Reputation: 1387
I'm a newbie at unix shell programming and I have a really hard time getting an good explanation about forks and their trees. All I know for now is that a fork kind of copies a process (child) from the main one (parent).
More specifically I can't quite get from a piece of code how a process tree would be like.
For example, at this backbone of code:
pid1=fork();
if (pid1!=0)
{
pid2=fork();
pid3=fork();
}
else
{
pid4=fork();
}
It seems to me that there are 3 processes under the original process (pid1, pid2, pid3) and a child of one of these three (pid4), maybe pid2's.
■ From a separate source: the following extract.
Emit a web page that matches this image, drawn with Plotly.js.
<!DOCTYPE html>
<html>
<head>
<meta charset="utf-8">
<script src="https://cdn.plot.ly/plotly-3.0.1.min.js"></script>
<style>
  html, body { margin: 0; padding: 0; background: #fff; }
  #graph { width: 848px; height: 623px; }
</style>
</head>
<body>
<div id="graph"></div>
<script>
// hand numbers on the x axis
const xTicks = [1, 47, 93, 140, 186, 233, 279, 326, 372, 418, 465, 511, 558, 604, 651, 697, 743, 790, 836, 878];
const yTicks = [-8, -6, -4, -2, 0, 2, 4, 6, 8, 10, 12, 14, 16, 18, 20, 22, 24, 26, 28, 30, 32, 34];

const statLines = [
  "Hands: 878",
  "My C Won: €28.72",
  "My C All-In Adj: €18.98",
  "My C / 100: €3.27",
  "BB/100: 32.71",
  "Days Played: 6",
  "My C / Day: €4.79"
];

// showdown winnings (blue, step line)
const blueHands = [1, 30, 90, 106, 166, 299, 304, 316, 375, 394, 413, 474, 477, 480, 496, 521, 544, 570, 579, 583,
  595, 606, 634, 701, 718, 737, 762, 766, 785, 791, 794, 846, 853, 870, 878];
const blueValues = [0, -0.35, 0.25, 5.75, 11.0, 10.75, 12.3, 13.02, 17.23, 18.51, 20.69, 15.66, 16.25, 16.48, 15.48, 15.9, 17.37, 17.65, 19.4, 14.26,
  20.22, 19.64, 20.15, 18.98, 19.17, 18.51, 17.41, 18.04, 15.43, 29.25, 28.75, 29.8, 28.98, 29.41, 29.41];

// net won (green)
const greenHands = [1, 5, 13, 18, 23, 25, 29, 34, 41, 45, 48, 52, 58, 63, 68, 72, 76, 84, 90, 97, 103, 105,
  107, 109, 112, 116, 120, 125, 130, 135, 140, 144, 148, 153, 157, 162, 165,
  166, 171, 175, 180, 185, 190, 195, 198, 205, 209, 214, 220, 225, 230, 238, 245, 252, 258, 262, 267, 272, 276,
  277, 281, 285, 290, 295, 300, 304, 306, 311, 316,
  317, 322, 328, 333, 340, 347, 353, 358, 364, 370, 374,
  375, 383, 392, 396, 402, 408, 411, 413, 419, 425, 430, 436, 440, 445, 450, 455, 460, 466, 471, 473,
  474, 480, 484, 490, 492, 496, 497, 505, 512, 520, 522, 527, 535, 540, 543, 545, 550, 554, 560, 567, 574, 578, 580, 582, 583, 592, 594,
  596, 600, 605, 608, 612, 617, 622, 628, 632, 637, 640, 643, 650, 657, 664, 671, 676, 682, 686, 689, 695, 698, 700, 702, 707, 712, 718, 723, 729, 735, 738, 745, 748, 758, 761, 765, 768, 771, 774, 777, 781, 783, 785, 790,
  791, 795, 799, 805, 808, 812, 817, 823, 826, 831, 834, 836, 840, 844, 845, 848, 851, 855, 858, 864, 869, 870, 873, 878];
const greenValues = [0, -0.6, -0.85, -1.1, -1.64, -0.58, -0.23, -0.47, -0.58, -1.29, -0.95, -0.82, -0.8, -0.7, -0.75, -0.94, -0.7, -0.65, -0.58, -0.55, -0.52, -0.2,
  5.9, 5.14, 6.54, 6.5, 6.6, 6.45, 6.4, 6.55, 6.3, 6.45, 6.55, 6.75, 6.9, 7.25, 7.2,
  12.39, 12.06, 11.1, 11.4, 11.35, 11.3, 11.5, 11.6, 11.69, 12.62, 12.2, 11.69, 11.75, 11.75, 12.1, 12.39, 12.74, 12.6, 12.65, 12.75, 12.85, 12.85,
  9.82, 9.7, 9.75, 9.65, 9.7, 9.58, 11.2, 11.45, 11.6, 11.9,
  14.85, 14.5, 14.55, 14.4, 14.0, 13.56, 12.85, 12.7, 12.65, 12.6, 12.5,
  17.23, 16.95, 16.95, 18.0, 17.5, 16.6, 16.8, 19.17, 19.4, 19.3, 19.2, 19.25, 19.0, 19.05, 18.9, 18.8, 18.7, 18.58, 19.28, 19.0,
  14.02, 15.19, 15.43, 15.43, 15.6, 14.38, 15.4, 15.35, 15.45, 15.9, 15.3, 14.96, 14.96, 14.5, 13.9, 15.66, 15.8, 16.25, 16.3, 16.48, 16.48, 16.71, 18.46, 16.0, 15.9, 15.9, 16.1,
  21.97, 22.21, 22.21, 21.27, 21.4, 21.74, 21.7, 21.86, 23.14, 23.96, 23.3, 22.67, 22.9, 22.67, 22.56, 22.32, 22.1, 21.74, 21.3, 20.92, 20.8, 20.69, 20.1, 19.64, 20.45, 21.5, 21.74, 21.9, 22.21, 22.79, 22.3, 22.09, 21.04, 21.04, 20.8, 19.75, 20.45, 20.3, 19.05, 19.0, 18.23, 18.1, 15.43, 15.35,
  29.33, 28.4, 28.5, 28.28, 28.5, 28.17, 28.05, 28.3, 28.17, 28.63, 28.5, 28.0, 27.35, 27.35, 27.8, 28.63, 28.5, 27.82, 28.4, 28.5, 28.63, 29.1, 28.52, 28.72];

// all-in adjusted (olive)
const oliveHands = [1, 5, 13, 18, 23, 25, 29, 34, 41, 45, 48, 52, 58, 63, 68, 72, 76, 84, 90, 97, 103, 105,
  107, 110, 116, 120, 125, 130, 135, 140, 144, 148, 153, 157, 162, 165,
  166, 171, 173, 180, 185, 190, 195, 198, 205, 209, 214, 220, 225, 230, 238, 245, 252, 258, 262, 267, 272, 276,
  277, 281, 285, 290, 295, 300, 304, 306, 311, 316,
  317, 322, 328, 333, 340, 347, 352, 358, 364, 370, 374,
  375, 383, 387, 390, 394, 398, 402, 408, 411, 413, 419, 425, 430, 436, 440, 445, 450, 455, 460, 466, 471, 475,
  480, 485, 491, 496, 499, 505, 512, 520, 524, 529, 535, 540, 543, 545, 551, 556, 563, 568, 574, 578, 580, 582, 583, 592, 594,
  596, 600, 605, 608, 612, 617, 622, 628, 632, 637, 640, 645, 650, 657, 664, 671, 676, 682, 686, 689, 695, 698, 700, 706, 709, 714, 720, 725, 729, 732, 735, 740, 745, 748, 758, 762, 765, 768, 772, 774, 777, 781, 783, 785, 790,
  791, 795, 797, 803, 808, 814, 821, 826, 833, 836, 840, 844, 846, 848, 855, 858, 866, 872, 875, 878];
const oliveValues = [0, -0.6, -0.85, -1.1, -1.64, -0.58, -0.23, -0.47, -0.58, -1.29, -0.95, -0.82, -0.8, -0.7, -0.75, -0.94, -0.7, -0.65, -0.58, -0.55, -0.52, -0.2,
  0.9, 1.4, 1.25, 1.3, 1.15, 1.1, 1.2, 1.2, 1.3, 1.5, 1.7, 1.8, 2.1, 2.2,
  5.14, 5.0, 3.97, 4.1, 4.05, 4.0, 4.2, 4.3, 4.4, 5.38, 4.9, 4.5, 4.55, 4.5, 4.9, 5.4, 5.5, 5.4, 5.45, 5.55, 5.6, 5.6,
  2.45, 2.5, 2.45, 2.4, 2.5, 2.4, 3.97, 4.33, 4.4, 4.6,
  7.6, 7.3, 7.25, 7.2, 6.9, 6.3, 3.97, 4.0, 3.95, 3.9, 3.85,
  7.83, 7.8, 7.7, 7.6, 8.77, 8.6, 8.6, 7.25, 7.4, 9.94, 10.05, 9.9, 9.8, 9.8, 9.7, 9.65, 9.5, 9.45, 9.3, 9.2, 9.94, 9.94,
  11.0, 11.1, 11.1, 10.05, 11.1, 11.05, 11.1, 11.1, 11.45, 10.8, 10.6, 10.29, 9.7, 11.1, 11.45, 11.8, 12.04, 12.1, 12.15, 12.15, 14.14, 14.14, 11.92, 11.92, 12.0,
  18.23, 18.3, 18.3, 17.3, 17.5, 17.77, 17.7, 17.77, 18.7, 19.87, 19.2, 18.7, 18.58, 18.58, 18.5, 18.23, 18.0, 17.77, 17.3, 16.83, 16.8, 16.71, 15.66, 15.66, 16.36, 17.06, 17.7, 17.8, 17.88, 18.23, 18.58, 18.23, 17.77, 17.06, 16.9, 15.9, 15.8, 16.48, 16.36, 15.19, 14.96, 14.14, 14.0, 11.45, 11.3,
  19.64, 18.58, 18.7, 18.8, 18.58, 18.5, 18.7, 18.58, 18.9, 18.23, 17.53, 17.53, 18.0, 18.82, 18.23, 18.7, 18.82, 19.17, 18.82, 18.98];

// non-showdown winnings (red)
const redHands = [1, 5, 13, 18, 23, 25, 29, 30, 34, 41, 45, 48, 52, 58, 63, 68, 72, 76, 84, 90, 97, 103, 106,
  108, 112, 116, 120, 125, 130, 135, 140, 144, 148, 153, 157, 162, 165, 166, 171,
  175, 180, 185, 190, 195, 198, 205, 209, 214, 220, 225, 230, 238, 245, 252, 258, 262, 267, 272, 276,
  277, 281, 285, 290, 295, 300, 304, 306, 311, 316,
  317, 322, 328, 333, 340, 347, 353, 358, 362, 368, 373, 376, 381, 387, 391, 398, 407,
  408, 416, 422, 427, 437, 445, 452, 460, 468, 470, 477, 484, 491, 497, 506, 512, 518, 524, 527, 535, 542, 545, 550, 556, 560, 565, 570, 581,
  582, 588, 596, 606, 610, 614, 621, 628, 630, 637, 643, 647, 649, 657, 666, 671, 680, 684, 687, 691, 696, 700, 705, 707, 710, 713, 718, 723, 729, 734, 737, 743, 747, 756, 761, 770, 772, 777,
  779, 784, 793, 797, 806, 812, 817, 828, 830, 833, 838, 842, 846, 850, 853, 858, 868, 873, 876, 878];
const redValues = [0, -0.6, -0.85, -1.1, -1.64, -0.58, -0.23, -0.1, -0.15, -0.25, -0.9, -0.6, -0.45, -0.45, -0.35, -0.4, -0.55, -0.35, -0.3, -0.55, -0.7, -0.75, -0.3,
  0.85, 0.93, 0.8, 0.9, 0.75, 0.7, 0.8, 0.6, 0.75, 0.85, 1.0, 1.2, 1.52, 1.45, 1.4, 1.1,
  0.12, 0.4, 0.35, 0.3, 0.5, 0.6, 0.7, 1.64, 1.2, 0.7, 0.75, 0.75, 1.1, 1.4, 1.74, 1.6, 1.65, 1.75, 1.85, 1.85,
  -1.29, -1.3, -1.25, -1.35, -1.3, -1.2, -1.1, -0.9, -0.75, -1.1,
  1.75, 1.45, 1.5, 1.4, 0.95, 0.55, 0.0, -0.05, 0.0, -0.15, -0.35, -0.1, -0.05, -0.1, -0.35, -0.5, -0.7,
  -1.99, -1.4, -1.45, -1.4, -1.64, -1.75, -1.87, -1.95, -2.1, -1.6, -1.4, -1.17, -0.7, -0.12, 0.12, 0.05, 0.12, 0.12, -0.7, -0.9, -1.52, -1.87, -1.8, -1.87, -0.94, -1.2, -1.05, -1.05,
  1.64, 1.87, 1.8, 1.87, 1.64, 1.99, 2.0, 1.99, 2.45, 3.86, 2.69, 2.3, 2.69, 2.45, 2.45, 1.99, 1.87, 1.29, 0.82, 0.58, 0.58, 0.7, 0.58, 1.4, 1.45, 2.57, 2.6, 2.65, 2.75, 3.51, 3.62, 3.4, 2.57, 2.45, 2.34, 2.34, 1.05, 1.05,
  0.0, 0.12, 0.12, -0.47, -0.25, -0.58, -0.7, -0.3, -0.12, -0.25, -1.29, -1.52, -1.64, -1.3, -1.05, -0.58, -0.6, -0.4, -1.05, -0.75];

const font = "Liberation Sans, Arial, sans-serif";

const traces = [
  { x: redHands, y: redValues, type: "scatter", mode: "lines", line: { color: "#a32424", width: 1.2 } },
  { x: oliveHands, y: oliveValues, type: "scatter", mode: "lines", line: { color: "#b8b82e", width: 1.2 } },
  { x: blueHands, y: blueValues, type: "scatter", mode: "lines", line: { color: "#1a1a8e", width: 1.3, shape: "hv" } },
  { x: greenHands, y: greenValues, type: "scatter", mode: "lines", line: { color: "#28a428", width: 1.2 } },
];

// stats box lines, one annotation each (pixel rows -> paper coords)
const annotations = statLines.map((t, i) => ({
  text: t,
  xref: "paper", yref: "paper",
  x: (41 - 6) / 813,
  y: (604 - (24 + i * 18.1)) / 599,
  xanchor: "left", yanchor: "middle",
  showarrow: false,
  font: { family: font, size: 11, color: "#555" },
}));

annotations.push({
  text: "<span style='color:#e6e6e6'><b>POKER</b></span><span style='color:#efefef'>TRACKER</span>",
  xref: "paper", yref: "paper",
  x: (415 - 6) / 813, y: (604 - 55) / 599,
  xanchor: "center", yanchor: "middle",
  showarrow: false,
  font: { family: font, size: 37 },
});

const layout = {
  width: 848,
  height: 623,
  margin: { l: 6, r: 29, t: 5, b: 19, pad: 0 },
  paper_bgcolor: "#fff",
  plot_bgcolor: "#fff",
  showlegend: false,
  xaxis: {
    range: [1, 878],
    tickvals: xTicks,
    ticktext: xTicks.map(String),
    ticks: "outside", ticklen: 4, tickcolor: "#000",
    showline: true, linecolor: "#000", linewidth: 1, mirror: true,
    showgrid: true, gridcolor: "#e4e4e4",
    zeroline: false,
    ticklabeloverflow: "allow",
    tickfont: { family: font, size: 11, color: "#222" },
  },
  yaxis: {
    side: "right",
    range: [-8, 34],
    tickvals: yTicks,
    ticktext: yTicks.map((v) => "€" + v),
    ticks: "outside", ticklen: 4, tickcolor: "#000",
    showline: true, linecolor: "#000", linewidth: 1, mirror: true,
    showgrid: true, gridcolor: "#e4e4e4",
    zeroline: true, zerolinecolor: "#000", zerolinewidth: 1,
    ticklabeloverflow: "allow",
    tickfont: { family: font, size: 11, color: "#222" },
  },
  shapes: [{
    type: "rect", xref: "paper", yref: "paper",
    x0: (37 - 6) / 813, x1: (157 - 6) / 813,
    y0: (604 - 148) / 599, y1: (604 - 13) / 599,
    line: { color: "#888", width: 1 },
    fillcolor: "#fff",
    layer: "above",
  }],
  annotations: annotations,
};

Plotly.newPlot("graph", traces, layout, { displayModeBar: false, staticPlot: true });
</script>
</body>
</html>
I tried to run it with some more awfully written code:
int pid1, pid2, pid4, pid4;
printf("I'm the original Process %d with parent %d \n", getpid(), getppid());
pid1=fork();
if(pid1!=0)
{
pid2=fork();
printf("I'm P2 %d with parent %d \n", getpid(), getppid());
sleep(1);
pid3=fork();
printf("I'm P3 %d with parent %d \n", getpid(), getppid());
sleep(1);
}
else
{
pid4=fork();
printf("I'm P4 %d with parent %d \n", getpid(), getppid());
sleep(1);
}
Edit: I put some sleep(1) at the code above, thanks to dbush, so I can see the ppid's
So, how is the tree forming with these types of code?
Upvotes: 1
Views: 665
Reputation: 223872
You'll get a total of 5 children:
c2--------------
|
|
c1---------------------------
| p4
|
|
|
| c5--------
| |
| |
| c3-----------------
| | p3
| |
| | c4--------
| | |
| | |
p---------------------------------
p1 p2 p3
The first fork happens at point p1
, which create child c1
. This child goes into the else
part of the code and runs the fork at point p4
, creating child c2
.
Back in the parent, it forks at point p2
creating child c3
. Both of these processes then fork at point p3
, creating children c4
and c5
.
The reason you're seeing some processes report their parent as 1 is because the parent is finishing before the child. Try putting sleep(1)
at the bottom of this block to give the parent processes time to stay around so the children can see them.